Data shown:
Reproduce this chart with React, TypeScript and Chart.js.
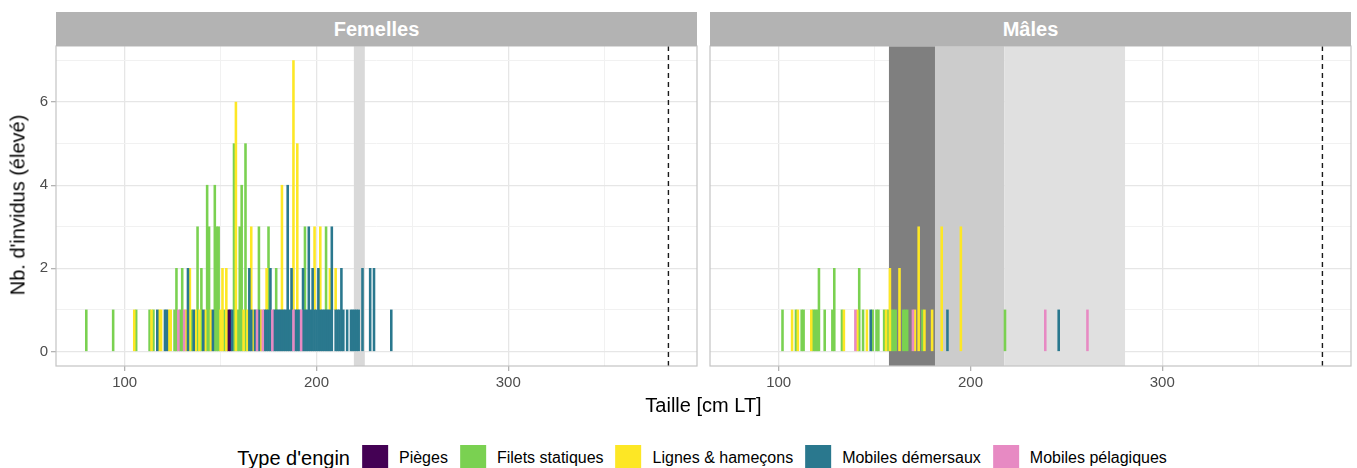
import React, { useEffect, useRef } from "react";
import { Chart, registerables } from "chart.js";

Chart.register(...registerables);
Chart.defaults.font.family = "'Liberation Sans', Arial, Helvetica, sans-serif";

// ---- Data ----
const GEAR_LABELS = ["Pièges", "Filets statiques", "Lignes & hameçons", "Mobiles démersaux", "Mobiles pélagiques"];
const GEAR_COLORS = ["#440154", "#7AD151", "#FDE725", "#2A788E", "#E78AC3"];

const PANEL_TITLES = ["Femelles", "Mâles"];

// [taille (cm LT), nb. individus]
const F_PIEGES = [[154, 1], [155, 1]];
const F_FILETS = [[80, 1], [94, 1], [106, 1], [113, 1], [115, 1], [126, 1], [127, 2], [129, 1], [130, 2], [135, 1], [138, 3], [140, 2], [143, 4], [144, 3], [147, 4], [148, 3], [149, 3], [152, 1], [157, 5], [159, 1], [160, 3], [161, 4], [163, 5], [170, 2], [175, 2], [179, 1], [194, 2], [205, 2]];
const F_LIGNES = [[105, 1], [114, 1], [118, 1], [119, 1], [123, 1], [124, 1], [132, 1], [134, 2], [137, 1], [139, 1], [142, 1], [145, 1], [150, 1], [151, 2], [153, 2], [158, 6], [162, 1], [164, 1], [166, 2], [167, 1], [171, 1], [174, 1], [182, 3], [188, 6], [190, 4], [199, 2], [202, 2], [207, 1], [210, 1]];
const F_DEMERSAUX = [[117, 1], [121, 1], [122, 1], [133, 2], [136, 1], [141, 1], [146, 1], [156, 1], [165, 2], [166, 1], [168, 1], [170, 1], [173, 1], [174, 1], [175, 1], [176, 2], [178, 1], [179, 1], [180, 1], [181, 1], [182, 1], [183, 1], [184, 1], [185, 4], [186, 1], [187, 2], [189, 1], [190, 1], [191, 1], [193, 2], [194, 1], [195, 1], [196, 3], [197, 1], [198, 2], [199, 1], [200, 1], [201, 2], [202, 1], [203, 1], [204, 1], [205, 1], [206, 1], [207, 1], [208, 3], [210, 1], [211, 1], [212, 1], [213, 2], [214, 1], [216, 1], [218, 1], [219, 1], [220, 1], [221, 1], [222, 1], [224, 2], [228, 2], [230, 2], [239, 1]];
const F_PELAGIQUES = [[128, 1], [131, 1], [169, 1], [172, 1], [177, 1], [188, 1], [192, 1]];

const M_PIEGES: number[][] = [];
const M_FILETS = [[102, 1], [109, 1], [112, 1], [113, 1], [118, 1], [119, 1], [120, 1], [121, 2], [124, 1], [128, 1], [129, 2], [133, 1], [142, 2], [144, 1], [149, 1], [151, 1], [152, 1], [155, 1], [157, 1], [159, 1], [160, 1], [161, 1], [165, 1], [166, 1], [167, 1], [175, 1], [218, 1]];
const M_LIGNES = [[107, 1], [110, 1], [117, 1], [134, 1], [141, 1], [146, 1], [156, 1], [158, 2], [163, 2], [171, 1], [173, 3], [176, 1], [180, 1], [185, 3], [195, 3]];
const M_DEMERSAUX = [[148, 1], [188, 1], [246, 1]];
const M_PELAGIQUES = [[140, 1], [170, 1], [239, 1], [261, 1]];

// shaded size ranges [from, to]
const F_BANDS = [[219.5, 225.2]];
const M_BANDS = [[157.5, 181.5], [181.5, 217.6], [217.6, 280.6]];
const MAX_SIZE = 383.5;

const X_RANGE = [64.2, 398.4];
const Y_RANGE = [-0.35, 7.35];
const X_TICKS = [100, 150, 200, 250, 300, 350];
const X_LABELS = [100, 200, 300];
const Y_TICKS = [0, 1, 2, 3, 4, 5, 6, 7];
const Y_LABELS = [0, 2, 4, 6];

// ---- Styling ----
const F_BAND_COLORS = ["#d9d9d9"];
const M_BAND_COLORS = ["#7f7f7f", "#cccccc", "#e0e0e0"];
const FONT = "'Liberation Sans', Arial, Helvetica, sans-serif";

function toPoints(arr: number[][]) {
  return arr.map(([x, y]) => ({ x, y }));
}

function buildDatasets(series: number[][][]) {
  // stacking order bottom -> top: pélagiques, démersaux, lignes, filets, pièges
  const order = [4, 3, 2, 1, 0];
  return order.map((gi) => ({
    label: GEAR_LABELS[gi],
    data: toPoints(series[gi]),
    backgroundColor: GEAR_COLORS[gi],
    borderWidth: 0,
    barPercentage: 1,
    categoryPercentage: 1,
  }));
}

function panelPlugin(bands: number[][], colors: string[]) {
  return {
    id: "panelDecor",
    beforeDatasetsDraw(chart: any) {
      const { ctx, chartArea, scales } = chart;
      const { top, bottom, left, right } = chartArea;
      ctx.save();
      ctx.beginPath();
      ctx.rect(left, top, right - left, bottom - top);
      ctx.clip();
      bands.forEach(([a, b], i) => {
        const x0 = scales.x.getPixelForValue(a);
        const x1 = scales.x.getPixelForValue(b);
        ctx.fillStyle = colors[i];
        ctx.fillRect(x0, top, x1 - x0, bottom - top);
      });
      ctx.restore();
    },
    afterDatasetsDraw(chart: any) {
      const { ctx, chartArea, scales } = chart;
      const { top, bottom, left, right } = chartArea;
      ctx.save();
      const xv = scales.x.getPixelForValue(MAX_SIZE);
      ctx.strokeStyle = "#1a1a1a";
      ctx.lineWidth = 1.4;
      ctx.setLineDash([5, 4]);
      ctx.beginPath();
      ctx.moveTo(xv, top);
      ctx.lineTo(xv, bottom);
      ctx.stroke();
      ctx.setLineDash([]);
      ctx.strokeStyle = "#c4c4c4";
      ctx.lineWidth = 1.2;
      ctx.strokeRect(left, top, right - left, bottom - top);
      ctx.restore();
    },
  };
}

function makeConfig(series: number[][][], bands: number[][], bandColors: string[], showY: boolean, yWidth: number, padRight: number) {
  return {
    type: "bar",
    data: { datasets: buildDatasets(series) },
    plugins: [panelPlugin(bands, bandColors)],
    options: {
      animation: false,
      responsive: false,
      maintainAspectRatio: false,
      events: [],
      layout: { padding: { top: 46, right: padRight, left: 0, bottom: 0 } },
      plugins: { legend: { display: false }, tooltip: { enabled: false }, title: { display: false } },
      scales: {
        x: {
          type: "linear",
          stacked: true,
          offset: false,
          min: X_RANGE[0],
          max: X_RANGE[1],
          afterBuildTicks: (s: any) => {
            s.ticks = X_TICKS.map((v) => ({ value: v }));
          },
          afterFit: (s: any) => {
            s.height = 34;
          },
          border: { display: false },
          grid: {
            offset: false,
            color: (c: any) => (X_LABELS.includes(c.tick?.value) ? "#e6e6e6" : "#f1f1f1"),
            lineWidth: (c: any) => (X_LABELS.includes(c.tick?.value) ? 1.3 : 1),
            tickColor: (c: any) => (X_LABELS.includes(c.tick?.value) ? "#b3b3b3" : "rgba(0,0,0,0)"),
            tickLength: 5,
            drawTicks: true,
          },
          ticks: {
            autoSkip: false,
            maxRotation: 0,
            padding: 3,
            color: "#4d4d4d",
            font: { size: 15, family: FONT },
            callback: (v: any) => (X_LABELS.includes(v) ? String(v) : ""),
          },
        },
        y: {
          type: "linear",
          stacked: true,
          min: Y_RANGE[0],
          max: Y_RANGE[1],
          afterBuildTicks: (s: any) => {
            s.ticks = Y_TICKS.map((v) => ({ value: v }));
          },
          afterFit: (s: any) => {
            s.width = yWidth;
          },
          border: { display: false },
          grid: {
            color: (c: any) => (Y_LABELS.includes(c.tick?.value) ? "#e6e6e6" : "#f1f1f1"),
            lineWidth: (c: any) => (Y_LABELS.includes(c.tick?.value) ? 1.3 : 1),
            tickColor: (c: any) => (showY && Y_LABELS.includes(c.tick?.value) ? "#b3b3b3" : "rgba(0,0,0,0)"),
            tickLength: showY ? 5 : 0,
            drawTicks: showY,
          },
          ticks: {
            display: showY,
            padding: 3,
            color: "#4d4d4d",
            font: { size: 15, family: FONT },
            callback: (v: any) => (Y_LABELS.includes(v) ? String(v) : ""),
          },
        },
      },
    },
  };
}

const stripStyle = (left: number, width: number): React.CSSProperties => ({
  position: "absolute",
  left,
  top: 12,
  width,
  height: 34,
  background: "#b3b3b3",
  color: "#ffffff",
  fontFamily: FONT,
  fontWeight: "bold",
  fontSize: 20,
  display: "flex",
  alignItems: "center",
  justifyContent: "center",
});

export default function App() {
  const leftRef = useRef<HTMLCanvasElement>(null);
  const rightRef = useRef<HTMLCanvasElement>(null);

  useEffect(() => {
    const charts: Chart[] = [];
    if (leftRef.current) {
      charts.push(
        new Chart(
          leftRef.current,
          makeConfig([F_PIEGES, F_FILETS, F_LIGNES, F_DEMERSAUX, F_PELAGIQUES], F_BANDS, F_BAND_COLORS, true, 56, 3) as any
        )
      );
    }
    if (rightRef.current) {
      charts.push(
        new Chart(
          rightRef.current,
          makeConfig([M_PIEGES, M_FILETS, M_LIGNES, M_DEMERSAUX, M_PELAGIQUES], M_BANDS, M_BAND_COLORS, false, 6, 6) as any
        )
      );
    }
    return () => charts.forEach((c) => c.destroy());
  }, []);

  return (
    <div
      style={{
        position: "absolute",
        left: 0,
        top: 0,
        width: 1357,
        height: 468,
        background: "#ffffff",
        overflow: "hidden",
        fontFamily: FONT,
      }}
    >
      <canvas ref={leftRef} width={700} height={400} style={{ position: "absolute", left: 0, top: 0, width: 700, height: 400 }} />
      <canvas ref={rightRef} width={653} height={400} style={{ position: "absolute", left: 704, top: 0, width: 653, height: 400 }} />
      <div style={stripStyle(56, 641)}>{PANEL_TITLES[0]}</div>
      <div style={stripStyle(710, 641)}>{PANEL_TITLES[1]}</div>
      <div
        style={{
          position: "absolute",
          left: 18,
          top: 205,
          transform: "translate(-50%, -50%) rotate(-90deg)",
          fontSize: 20,
          whiteSpace: "nowrap",
          color: "#000",
        }}
      >
        Nb. d'invidus (élevé)
      </div>
      <div
        style={{
          position: "absolute",
          left: 703.5,
          top: 405,
          transform: "translate(-50%, -50%)",
          fontSize: 20,
          whiteSpace: "nowrap",
          color: "#000",
        }}
      >
        Taille [cm LT]
      </div>
      <div
        style={{
          position: "absolute",
          left: 702,
          top: 445,
          transform: "translateX(-50%)",
          display: "flex",
          alignItems: "center",
          whiteSpace: "nowrap",
          height: 26,
        }}
      >
        <span style={{ fontSize: 20, marginRight: 12, color: "#000" }}>Type d'engin</span>
        {GEAR_LABELS.map((lab, i) => (
          <span key={lab} style={{ display: "flex", alignItems: "center" }}>
            <span style={{ display: "inline-block", width: 26, height: 26, background: GEAR_COLORS[i] }} />
            <span style={{ fontSize: 16, marginLeft: 11, marginRight: i < GEAR_LABELS.length - 1 ? 12 : 0, color: "#000" }}>{lab}</span>
          </span>
        ))}
      </div>
    </div>
  );
}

Task directions: Using the data above, copy each line that contains "React".

Reply to the exercise:
Reproduce this chart with React, TypeScript and Chart.js.
import React, { useEffect, useRef } from "react";
const stripStyle = (left: number, width: number): React.CSSProperties => ({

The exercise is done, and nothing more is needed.